[Source material]
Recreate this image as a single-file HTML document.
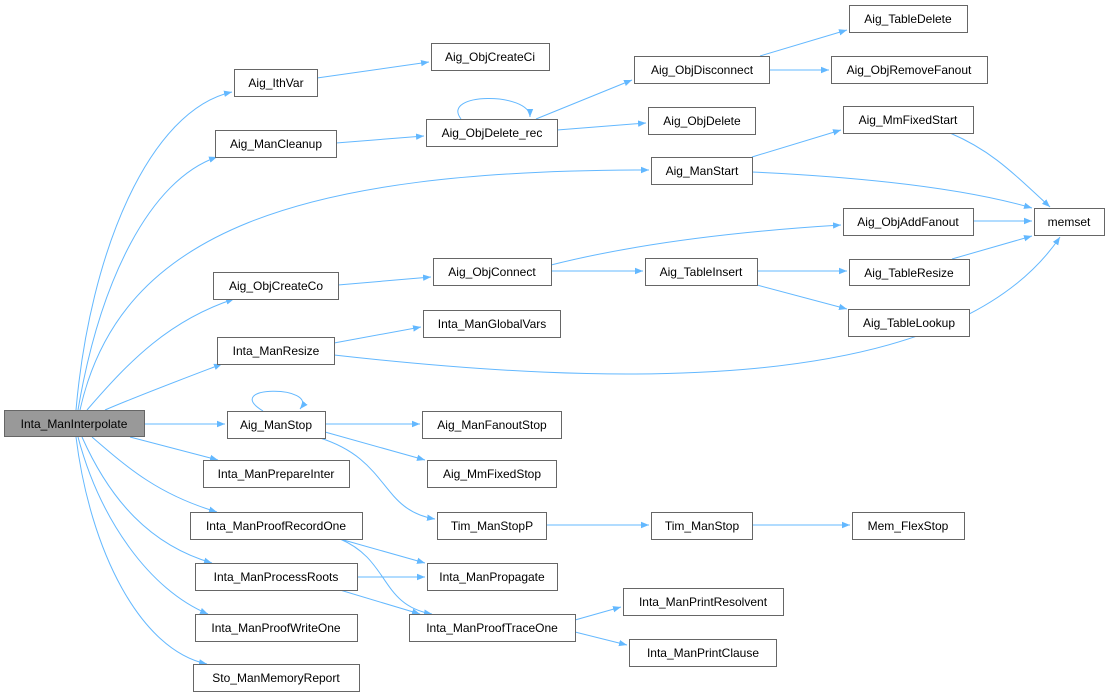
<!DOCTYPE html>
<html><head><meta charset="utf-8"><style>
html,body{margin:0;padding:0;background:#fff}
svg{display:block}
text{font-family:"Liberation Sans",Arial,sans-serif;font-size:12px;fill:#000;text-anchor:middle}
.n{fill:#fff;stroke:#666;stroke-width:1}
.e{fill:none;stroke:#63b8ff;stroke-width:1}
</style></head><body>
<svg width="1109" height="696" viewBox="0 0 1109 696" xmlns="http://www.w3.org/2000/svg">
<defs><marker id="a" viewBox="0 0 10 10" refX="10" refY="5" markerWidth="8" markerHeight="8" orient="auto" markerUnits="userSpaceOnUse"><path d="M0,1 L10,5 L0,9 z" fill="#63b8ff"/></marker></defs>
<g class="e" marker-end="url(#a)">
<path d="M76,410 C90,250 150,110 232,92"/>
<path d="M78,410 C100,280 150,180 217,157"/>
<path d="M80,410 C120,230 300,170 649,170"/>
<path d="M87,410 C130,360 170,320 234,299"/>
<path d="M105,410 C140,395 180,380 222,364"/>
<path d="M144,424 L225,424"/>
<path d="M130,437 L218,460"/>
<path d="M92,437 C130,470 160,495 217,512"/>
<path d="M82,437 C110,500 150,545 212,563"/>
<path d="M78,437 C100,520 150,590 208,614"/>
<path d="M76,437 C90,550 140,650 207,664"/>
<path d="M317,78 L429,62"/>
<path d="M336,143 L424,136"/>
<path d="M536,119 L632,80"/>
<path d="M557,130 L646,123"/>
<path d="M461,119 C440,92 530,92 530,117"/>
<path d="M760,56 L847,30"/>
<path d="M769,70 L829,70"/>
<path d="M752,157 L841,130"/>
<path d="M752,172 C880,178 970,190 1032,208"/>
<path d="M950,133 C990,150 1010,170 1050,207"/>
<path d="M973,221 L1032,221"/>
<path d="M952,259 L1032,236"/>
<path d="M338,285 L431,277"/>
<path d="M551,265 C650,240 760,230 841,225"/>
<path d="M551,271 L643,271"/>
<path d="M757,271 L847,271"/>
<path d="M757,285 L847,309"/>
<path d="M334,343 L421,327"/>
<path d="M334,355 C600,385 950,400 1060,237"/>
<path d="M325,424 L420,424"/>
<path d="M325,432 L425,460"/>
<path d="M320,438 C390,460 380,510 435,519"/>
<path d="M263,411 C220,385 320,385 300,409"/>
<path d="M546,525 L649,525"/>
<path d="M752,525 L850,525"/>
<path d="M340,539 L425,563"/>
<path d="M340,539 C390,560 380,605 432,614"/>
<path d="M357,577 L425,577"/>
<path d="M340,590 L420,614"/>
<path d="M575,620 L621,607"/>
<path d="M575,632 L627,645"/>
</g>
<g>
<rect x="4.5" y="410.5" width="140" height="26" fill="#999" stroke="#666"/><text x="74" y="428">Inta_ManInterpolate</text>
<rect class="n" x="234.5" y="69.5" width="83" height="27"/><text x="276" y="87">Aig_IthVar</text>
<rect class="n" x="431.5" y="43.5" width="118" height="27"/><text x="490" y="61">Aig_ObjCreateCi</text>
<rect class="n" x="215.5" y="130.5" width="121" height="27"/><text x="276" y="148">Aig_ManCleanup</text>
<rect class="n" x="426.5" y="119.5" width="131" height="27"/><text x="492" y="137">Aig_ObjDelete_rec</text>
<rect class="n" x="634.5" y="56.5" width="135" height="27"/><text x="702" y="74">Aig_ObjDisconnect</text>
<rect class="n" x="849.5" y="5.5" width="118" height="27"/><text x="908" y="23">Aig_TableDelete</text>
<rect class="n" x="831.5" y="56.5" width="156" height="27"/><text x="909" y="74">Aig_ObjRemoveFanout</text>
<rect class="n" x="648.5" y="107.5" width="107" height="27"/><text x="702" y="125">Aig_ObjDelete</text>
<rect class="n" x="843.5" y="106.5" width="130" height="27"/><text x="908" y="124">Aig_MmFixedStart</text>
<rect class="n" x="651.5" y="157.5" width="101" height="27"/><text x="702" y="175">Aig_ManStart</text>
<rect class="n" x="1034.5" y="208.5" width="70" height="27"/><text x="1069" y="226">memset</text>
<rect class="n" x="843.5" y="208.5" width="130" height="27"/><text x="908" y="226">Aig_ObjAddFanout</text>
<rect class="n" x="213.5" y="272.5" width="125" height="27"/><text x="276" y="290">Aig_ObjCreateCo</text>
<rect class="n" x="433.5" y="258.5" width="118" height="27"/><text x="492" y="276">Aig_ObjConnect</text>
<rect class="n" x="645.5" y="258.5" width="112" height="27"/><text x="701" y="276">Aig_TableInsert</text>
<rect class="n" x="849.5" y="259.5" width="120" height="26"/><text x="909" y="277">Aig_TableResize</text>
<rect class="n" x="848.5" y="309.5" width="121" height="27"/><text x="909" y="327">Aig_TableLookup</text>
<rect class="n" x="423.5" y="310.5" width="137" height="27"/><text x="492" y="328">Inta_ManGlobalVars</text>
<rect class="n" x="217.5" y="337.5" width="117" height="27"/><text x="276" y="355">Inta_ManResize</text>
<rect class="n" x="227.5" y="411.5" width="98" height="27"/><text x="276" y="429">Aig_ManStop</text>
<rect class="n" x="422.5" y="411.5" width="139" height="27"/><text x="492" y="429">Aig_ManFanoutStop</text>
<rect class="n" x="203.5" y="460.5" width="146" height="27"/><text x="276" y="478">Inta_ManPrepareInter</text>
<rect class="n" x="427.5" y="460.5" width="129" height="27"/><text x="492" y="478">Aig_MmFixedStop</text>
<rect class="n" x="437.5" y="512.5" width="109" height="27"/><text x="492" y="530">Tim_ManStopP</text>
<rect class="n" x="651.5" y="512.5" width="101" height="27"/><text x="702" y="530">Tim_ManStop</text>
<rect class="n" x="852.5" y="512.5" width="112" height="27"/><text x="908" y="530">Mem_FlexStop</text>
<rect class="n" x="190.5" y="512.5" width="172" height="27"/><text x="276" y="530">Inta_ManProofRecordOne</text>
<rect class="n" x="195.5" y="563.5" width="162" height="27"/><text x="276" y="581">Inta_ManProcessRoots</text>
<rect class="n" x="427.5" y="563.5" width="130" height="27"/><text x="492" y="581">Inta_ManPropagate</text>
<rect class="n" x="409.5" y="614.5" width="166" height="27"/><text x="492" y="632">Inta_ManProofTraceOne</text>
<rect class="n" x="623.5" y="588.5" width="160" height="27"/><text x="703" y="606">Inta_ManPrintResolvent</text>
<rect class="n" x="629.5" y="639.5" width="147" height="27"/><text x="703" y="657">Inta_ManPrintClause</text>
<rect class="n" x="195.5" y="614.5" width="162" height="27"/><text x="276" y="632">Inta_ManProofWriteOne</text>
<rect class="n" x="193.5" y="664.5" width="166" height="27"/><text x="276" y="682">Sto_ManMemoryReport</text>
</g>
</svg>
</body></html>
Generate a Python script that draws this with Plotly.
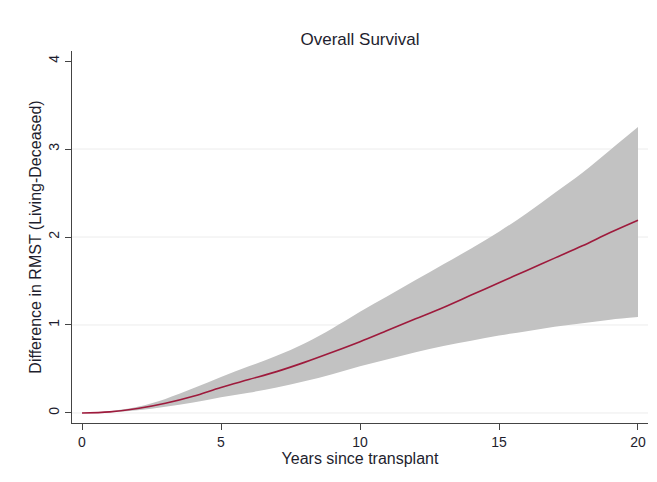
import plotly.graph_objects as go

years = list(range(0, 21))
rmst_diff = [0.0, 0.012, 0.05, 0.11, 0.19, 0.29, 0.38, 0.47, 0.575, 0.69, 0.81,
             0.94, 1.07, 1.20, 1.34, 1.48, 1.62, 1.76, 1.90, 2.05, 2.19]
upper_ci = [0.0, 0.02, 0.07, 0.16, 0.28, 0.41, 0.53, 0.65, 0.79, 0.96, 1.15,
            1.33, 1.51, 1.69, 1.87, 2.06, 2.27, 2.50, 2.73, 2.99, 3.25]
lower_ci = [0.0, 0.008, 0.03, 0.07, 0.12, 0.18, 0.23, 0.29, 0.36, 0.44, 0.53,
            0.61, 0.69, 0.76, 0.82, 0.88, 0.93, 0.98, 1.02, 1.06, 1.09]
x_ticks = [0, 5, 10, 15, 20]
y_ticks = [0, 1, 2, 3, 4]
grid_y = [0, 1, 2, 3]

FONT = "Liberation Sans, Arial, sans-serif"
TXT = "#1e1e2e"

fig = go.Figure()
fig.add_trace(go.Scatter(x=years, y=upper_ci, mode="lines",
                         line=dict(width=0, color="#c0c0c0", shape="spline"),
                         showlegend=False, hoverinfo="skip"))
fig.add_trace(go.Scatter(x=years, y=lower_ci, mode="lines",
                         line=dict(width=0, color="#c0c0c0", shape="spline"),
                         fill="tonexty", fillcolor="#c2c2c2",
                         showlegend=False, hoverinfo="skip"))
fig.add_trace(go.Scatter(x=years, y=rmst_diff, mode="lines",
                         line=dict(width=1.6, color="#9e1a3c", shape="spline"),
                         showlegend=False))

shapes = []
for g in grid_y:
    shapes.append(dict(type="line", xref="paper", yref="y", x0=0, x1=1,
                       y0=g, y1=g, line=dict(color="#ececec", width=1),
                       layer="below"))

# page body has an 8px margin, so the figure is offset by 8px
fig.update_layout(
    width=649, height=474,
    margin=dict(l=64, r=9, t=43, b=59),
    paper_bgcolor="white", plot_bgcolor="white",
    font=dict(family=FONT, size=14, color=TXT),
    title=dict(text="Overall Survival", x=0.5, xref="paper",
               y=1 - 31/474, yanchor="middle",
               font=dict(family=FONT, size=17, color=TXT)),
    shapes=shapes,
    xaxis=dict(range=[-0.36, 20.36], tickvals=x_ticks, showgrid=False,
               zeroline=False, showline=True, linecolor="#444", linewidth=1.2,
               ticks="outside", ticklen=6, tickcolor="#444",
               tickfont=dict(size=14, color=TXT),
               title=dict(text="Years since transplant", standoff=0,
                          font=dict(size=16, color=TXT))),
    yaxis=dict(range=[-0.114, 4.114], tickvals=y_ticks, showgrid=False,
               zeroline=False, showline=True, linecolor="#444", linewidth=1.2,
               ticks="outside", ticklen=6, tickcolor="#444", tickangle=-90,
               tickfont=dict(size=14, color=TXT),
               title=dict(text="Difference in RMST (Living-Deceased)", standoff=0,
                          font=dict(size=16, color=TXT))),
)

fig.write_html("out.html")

[Aim of the task] Return every line above in which the string "this" occurs.

[Final result]
Recreate this image as a single-file HTML document.
Generate a Python script that draws this with Plotly.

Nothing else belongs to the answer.